鑑賞者は舟から空間全体に張り巡らされた、「命のつながり」を表す赤い毛糸を潜りながら、まるでインスタレーションの一部になったように会場を歩くことになります。そこの会場にいる鑑賞者同士が、たとえ直接のつながりがないとしても、「命の糸」を通じて人間存在としてどこかで繋がっていることを示すようです。

《静けさの中で》

奏者のいないグランドピアノと誰もいない観客席の空間が、黒い糸で網羅されたインスタレーションです。

この作品は塩田千春が幼少期に見た火事の記憶から発想されたもの。燃えて音の出なくなったグランドピアノが奏でる「沈黙」が、黒い毛糸を用いて表現されています。

《時空の反射》

2メートル四方ほどの枠組みの中に張り巡らされた黒い毛糸により、白いドレスが宙に浮いているような作品。枠の中には鏡があり、実像と虚像の存在が現実空間で鑑賞者に混沌をもたらします。

《集積 − 目的地を求めて》

こちらは2016年に制作された、赤いロープで天井から吊るされた400個以上のスーツケースが、モーターでゆらゆらと揺れ動く大型のインスタレーション。これらのスーツケースは塩田千春がベルリンで中古で手にしたもの。

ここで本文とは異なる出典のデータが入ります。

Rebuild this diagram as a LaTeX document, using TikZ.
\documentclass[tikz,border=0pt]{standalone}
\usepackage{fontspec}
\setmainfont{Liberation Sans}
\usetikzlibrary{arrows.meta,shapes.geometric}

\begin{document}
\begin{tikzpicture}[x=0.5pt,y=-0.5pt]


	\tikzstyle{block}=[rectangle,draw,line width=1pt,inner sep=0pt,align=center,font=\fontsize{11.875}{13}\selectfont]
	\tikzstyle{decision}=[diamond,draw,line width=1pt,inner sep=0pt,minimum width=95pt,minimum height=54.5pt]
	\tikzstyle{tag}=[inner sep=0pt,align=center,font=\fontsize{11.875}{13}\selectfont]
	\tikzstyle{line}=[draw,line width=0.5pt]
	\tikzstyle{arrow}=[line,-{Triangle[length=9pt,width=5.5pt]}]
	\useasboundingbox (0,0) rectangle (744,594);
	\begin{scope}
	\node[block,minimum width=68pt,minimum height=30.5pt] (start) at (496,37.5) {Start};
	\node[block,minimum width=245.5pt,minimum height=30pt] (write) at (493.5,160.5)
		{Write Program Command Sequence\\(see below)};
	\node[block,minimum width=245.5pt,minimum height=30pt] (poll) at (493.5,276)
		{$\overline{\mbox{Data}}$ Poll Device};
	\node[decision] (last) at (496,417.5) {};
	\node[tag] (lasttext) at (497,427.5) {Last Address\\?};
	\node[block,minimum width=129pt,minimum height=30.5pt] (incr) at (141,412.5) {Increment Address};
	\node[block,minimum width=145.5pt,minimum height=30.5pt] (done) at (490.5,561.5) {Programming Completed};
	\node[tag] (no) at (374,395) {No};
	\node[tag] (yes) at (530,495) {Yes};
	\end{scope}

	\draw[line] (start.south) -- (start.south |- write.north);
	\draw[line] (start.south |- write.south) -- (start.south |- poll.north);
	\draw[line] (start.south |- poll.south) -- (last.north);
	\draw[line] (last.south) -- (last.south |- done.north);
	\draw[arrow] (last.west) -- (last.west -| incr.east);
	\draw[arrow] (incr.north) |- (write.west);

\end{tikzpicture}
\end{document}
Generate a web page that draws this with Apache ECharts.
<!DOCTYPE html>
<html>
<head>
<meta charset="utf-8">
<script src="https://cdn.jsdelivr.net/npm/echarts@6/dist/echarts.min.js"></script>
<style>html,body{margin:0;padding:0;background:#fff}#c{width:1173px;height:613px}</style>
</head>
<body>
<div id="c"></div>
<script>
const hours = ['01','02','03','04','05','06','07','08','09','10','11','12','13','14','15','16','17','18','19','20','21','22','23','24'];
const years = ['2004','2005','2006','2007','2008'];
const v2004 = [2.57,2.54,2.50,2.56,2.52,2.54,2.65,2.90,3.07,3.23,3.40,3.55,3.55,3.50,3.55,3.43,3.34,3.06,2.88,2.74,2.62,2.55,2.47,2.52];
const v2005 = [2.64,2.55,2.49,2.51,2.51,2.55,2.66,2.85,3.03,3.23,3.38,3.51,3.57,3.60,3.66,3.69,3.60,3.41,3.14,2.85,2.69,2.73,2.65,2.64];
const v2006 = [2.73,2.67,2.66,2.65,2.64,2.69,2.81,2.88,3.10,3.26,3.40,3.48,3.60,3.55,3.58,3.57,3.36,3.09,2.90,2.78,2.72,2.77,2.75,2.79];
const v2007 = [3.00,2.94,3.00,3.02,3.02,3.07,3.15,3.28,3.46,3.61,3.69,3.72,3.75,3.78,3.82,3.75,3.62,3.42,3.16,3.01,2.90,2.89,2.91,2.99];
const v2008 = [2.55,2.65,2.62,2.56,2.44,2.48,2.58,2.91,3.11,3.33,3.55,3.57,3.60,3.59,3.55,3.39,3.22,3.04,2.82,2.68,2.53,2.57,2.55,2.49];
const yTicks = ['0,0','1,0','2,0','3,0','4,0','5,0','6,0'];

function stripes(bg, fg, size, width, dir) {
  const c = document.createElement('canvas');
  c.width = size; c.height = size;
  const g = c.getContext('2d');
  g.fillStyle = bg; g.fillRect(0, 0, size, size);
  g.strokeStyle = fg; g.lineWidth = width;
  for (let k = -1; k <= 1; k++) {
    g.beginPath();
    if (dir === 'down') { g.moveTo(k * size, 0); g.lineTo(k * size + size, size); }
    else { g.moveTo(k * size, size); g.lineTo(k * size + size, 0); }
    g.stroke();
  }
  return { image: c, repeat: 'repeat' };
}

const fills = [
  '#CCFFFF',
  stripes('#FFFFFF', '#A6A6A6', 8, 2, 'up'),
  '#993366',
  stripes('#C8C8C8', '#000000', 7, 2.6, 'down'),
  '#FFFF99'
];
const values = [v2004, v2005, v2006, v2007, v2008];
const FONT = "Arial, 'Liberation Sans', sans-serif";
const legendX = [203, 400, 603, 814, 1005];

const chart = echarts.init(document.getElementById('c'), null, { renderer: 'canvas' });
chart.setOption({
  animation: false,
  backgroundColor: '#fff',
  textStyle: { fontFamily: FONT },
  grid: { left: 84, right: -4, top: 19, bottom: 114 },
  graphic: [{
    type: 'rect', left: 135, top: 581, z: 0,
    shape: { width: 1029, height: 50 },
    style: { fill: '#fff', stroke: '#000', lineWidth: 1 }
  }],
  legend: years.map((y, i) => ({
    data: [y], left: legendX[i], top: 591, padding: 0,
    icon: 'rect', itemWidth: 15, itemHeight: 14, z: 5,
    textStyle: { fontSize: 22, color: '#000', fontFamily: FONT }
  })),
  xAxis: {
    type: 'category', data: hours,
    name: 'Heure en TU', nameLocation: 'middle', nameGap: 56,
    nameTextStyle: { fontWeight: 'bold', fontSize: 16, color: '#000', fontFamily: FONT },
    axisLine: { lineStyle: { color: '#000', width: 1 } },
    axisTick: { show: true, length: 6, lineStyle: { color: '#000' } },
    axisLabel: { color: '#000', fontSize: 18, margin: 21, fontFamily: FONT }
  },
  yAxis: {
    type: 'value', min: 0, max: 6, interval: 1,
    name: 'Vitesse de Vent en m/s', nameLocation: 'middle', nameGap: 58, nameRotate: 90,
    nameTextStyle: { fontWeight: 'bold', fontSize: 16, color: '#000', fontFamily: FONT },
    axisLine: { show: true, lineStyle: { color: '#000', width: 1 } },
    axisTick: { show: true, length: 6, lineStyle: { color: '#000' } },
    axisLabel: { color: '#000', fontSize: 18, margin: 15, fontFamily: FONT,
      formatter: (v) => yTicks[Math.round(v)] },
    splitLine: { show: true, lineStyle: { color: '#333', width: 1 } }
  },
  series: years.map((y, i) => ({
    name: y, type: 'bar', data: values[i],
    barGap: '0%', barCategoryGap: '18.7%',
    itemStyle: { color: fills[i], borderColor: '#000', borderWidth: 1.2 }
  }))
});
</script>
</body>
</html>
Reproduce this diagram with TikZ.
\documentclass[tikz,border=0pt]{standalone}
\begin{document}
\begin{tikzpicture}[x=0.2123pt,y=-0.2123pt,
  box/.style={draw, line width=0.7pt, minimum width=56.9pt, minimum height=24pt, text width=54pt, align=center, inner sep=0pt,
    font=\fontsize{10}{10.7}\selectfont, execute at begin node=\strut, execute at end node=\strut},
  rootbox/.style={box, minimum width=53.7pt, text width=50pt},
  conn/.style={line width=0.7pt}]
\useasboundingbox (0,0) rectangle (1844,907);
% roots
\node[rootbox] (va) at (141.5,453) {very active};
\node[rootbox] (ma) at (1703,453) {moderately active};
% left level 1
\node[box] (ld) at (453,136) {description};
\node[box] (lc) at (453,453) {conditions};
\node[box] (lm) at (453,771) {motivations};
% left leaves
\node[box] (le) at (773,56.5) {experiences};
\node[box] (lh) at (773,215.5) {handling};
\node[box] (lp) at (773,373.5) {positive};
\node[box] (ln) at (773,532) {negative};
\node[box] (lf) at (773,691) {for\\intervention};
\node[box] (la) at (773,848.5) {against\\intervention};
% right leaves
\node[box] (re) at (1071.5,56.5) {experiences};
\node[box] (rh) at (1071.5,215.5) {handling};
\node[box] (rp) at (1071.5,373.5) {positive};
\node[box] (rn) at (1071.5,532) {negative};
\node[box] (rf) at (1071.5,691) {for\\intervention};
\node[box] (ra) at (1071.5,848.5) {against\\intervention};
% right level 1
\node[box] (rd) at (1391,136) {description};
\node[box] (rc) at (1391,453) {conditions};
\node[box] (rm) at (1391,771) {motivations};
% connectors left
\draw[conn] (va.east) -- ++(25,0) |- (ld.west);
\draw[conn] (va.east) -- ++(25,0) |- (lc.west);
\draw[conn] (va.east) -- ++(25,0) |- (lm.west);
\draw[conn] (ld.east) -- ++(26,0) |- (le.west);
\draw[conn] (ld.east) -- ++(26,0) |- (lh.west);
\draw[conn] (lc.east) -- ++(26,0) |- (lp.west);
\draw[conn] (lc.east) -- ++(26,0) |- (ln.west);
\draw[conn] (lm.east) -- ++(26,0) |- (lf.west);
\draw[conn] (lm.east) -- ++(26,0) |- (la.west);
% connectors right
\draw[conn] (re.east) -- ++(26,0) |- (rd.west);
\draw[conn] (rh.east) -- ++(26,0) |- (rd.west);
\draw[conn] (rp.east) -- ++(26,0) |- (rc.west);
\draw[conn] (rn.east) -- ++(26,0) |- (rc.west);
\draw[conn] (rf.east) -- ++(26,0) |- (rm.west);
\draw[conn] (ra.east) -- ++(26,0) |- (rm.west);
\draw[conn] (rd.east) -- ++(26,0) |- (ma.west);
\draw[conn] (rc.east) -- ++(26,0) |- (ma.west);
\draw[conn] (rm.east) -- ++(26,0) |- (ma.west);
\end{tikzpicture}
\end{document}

所有者のいたスーツケースが揺れる様は、まるでそこに目に見えないその人がいるかのように感じられます。スーツケースは「旅の記憶」を表すアイテムであり、《不確かな旅》などの舟の作品と合わせて、塩田千春の打ち出す人々の概念的な「生命の旅」を示唆しているかのようです。

《外在化された身体》

こちらはこの森美術館の個展に寄せられた塩田千春の新作です。赤いシートで作られた網と、切り取られた手足のパーツの作品。

2017年に癌の再発が告知されて、「まるでベルトコンベアーに乗せられているかのよう」に自身の体を扱われたことで、人の身体に内在する「魂」のありかを感じ取ってきた塩田千春の、リアリティのある仕事であるといえます。この作品を通して、鑑賞者は自分の身体と魂の存在について疑問を感じることがあるかもしれません。

まとめ

今回、森美術館の個展で塩田千春の存在を知った人も多いのではないかと思われます。ときに「個人的すぎる」「説明的すぎる」と批判を受けることの多いインスタレーション作品の数々ですが、これらの作品が鑑賞者一個人の感情に強く訴えかけ、塩田千春が作品を通した鑑賞者との「個々との対話」を生み出したことは、美術の世界で他のアーティストが成し遂げない成果であることは注目しなければなりません。

塩田千春の作品はおそらく、その作品だけその場所にあっても意味がなく、鑑賞者がその場にいてこそ意味の生まれるもの。人間の命のつながり、そしてその魂の存在は「どこに」あるのかということを、能動的な鑑賞を可能にしたそのインスタレーションのなかで深く考えることになるでしょう。